If this is how you work, you’re missing a trick. You are working on assumptions, and that’s highly dangerous. You risk being peripheral and/or reactive. The key facts you need to remember are:
  • You need a mandate from the business – preferably at board level
  • You need to support key decisions
  • Set up meetings with your key stakeholders so that you can get a mandate for your insight plan  
Keep In Touch with KIT
If you don’t take this approach, you risk becoming marginalized. One useful idea that can be adapted for use by Insight teams comes from Competitor and Market Intelligence (C&MI). Their ‘best practice’ approach is to establish Key Intelligence Topics (KITs) – and to get buy-in to these. This idea can be adapted for the insight role by producing Key Insight Topics.
 
Jan Herring, a C&MI consultant from the US, recommends three types of KIT. We have adapted two of these to suit the insight market:
 
1.   Decisions and/or actions
-     What decisions are coming up and when? What are the available options?
-     What specific insight do you need? How might it affect the company?
 
2.   Early warning topics
-     What changes in the marketplace do you want warning of before they happen?
-     What issues or trends do you want to be kept up to date with?
 
Successful planning
The benefits of using these Key Insight Topics as part your insight planning include:
  • Help with your planning – KITs will enable you to allocate resources etc. more effectively.
  • A keener understanding of business issues – Stakeholder feedback often says that they want insight teams to understand the business needs and issues better - and this is a great way of achieving that.
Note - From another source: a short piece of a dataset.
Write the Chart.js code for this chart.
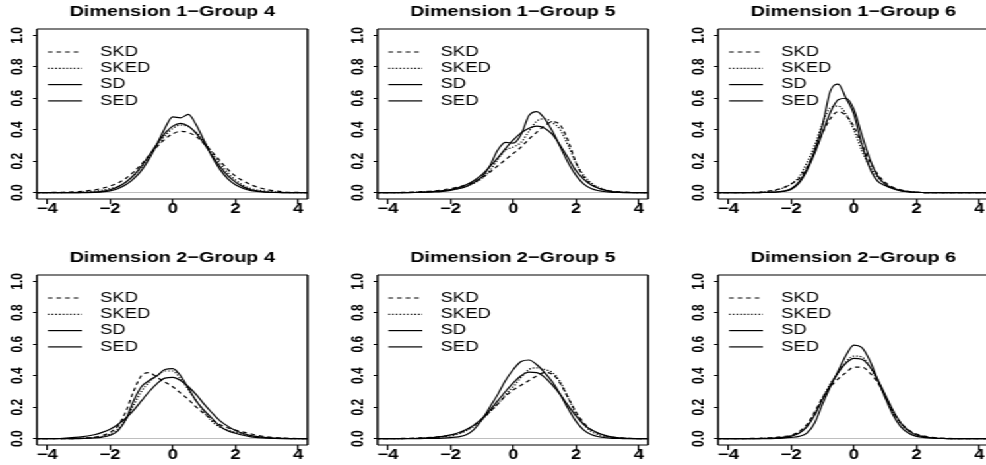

  • Becoming more of a business partner – Rather than being seen as a back-room researcher or analyst.
  • The ability to be more proactive – If you find out what’s coming up in advance, this is preferable to being asked to do work at short notice, on an ad hoc basis.
These attributes can help you to develop your relationship with the key stakeholders, so that you ensure their buy-in and gain their mandate for insight.